(Interview conducted in writing on January 3, 2023)
What does unconscious bias mean to you?
Unconscious bias to me means unknowingly letting stereotypes and prejudices affect your decision making to the detriment of the other individual(s) you are biased against.
Unconscious bias can be even toward individuals who share the same characteristics as you. For example, a brown male can experience unconscious bias toward another brown male.
Unconscious bias is pervasive. But until we acknowledge that it is, and take proactive steps toward raising awareness and shifting our mindset, the situation will not magically improve.
Can you share any specific examples of unconscious bias you have experienced, or heard about, at any stage of the litigation process?
One of the common examples of unconscious bias that I have experienced (and I am sure other coloured female litigators have as well) is the assumption that a woman of colour is not going to be as competent as a white, male lawyer.
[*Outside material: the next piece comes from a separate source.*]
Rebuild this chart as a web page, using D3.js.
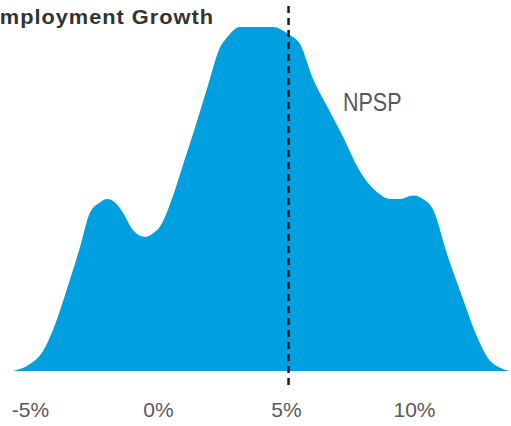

I still remember a call I had with a potential new client during my earlier years as an employment lawyer. She called me to discuss her workplace situation and wanted to book a consultation with me. I listened to her, expressed that I was sorry to hear about her situation, and explained our process. She advised me that she was given the names of two individuals, and that she had reached out to the other person first as she thought he would be “tougher” as a white, male lawyer. I could hardly believe what I was hearing since she was openly admitting that she had acted on a stereotype. She further explained that after speaking with me she decided she would rather have me as her lawyer as I listened to her concerns and empathized with her, while the other lawyer was short and curt with her. I think she thought this was supposed to be a compliment for me – it was quite a bold learning lesson.
In a similar vein, I had another potential client ask me during a strategy session whether I would be “as aggressive as a male lawyer” during the litigation process. The potential client was an elderly, brown male himself. He perceived male lawyers to be more aggressive than female lawyers, and had the belief that being aggressive as a litigator was a sign of competence.
Finally, several women of colour in the bar have told me that others have mistaken them as receptionists, interpreters, or assistants, as opposed to counsel on a file.